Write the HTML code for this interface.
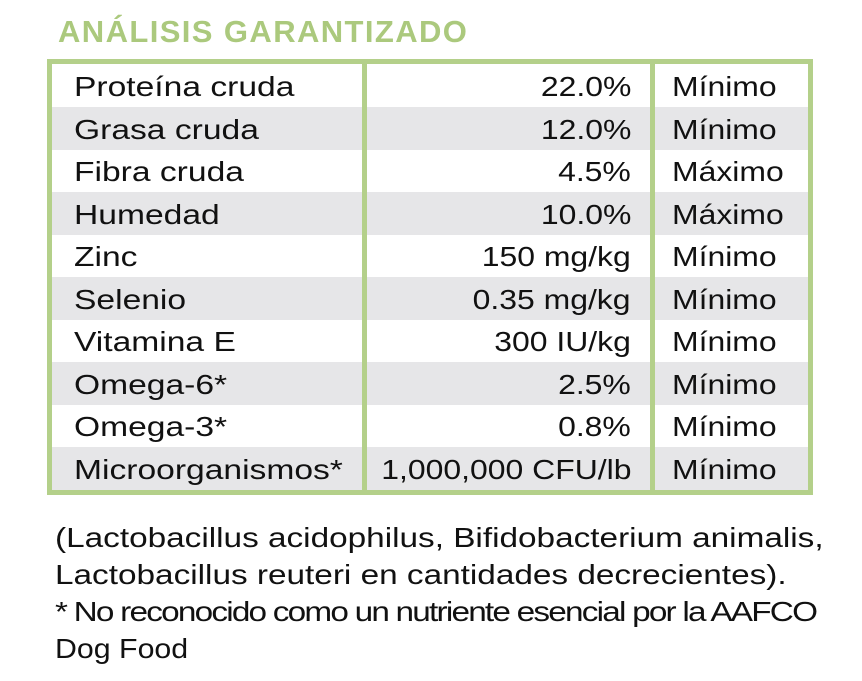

◆ ◆ ◆ ◆ ◆

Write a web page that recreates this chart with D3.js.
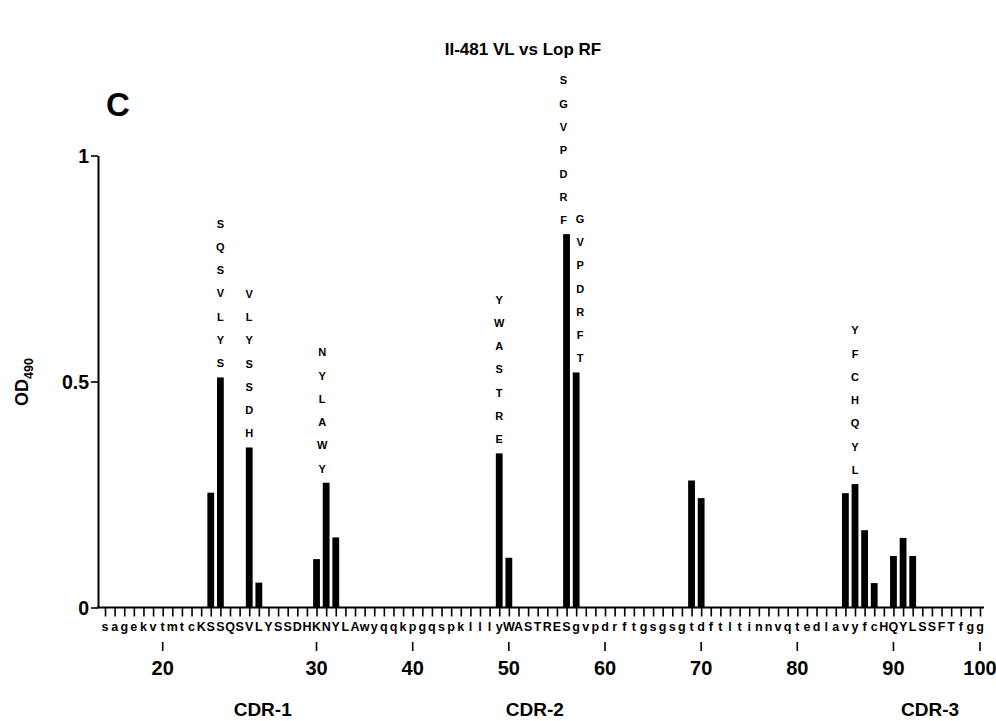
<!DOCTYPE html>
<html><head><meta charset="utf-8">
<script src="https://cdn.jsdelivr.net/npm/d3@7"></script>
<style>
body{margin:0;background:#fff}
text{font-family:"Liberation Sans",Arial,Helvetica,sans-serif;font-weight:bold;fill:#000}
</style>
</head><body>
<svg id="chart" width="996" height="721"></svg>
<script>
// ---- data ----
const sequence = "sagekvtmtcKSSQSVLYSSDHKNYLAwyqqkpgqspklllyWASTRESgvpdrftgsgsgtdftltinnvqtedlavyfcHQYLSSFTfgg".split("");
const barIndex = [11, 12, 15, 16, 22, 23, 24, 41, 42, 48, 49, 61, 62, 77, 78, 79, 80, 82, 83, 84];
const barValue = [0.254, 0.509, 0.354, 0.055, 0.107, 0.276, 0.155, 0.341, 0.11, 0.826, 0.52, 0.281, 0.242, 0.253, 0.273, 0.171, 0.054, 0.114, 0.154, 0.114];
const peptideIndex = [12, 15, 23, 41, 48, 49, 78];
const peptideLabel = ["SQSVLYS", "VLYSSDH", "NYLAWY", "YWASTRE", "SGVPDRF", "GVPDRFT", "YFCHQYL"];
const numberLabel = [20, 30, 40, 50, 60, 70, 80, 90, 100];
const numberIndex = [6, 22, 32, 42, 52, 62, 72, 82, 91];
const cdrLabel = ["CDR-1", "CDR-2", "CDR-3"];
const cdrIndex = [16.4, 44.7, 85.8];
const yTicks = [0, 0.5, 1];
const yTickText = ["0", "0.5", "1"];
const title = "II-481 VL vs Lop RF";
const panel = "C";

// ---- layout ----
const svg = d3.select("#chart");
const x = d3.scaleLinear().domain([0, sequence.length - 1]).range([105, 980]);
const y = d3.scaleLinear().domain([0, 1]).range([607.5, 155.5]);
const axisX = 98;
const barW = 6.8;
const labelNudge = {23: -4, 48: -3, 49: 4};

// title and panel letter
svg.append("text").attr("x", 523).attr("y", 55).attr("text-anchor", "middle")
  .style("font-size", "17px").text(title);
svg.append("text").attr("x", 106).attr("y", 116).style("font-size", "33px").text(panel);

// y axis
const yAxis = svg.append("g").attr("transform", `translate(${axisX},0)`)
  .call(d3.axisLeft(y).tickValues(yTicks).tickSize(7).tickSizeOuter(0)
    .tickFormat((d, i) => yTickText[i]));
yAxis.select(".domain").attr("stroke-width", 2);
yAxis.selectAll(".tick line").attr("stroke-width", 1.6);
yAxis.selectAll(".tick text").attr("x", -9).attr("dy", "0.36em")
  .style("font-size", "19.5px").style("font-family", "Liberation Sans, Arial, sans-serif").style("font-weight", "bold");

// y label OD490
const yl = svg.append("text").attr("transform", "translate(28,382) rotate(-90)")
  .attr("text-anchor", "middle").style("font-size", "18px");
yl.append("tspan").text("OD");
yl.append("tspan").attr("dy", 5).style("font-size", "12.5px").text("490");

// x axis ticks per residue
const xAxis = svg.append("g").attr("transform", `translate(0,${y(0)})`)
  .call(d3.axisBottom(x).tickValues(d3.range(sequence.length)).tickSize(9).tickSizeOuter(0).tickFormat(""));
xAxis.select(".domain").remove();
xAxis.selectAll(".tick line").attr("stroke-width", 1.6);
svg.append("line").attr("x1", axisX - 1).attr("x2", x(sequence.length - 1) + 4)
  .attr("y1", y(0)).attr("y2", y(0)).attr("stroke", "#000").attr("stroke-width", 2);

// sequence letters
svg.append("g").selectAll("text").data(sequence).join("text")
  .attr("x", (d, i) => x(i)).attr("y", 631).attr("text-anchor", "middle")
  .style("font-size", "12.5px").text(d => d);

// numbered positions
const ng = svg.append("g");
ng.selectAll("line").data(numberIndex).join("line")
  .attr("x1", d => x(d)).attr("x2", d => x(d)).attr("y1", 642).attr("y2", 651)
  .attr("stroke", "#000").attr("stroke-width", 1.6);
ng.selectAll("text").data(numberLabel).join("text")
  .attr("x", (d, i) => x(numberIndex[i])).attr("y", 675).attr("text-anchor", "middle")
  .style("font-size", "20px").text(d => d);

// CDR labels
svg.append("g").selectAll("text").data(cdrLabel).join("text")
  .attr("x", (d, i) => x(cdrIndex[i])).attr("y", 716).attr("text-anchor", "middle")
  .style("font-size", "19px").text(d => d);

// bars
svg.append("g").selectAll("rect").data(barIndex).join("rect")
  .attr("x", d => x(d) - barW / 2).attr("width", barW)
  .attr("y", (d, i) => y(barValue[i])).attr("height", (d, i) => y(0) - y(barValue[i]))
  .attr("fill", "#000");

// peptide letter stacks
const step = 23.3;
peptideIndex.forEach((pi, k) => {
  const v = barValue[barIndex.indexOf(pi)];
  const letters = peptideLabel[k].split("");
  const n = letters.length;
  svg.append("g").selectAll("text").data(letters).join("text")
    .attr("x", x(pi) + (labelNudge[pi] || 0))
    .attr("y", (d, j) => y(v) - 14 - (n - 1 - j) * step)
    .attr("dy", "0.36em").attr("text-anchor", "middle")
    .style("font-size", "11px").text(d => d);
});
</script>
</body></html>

◆ ◆ ◆ ◆ ◆

Problem requirements:
What is the number of lines in the data above that include the word "chart"? Answer with that number only.

The result:
3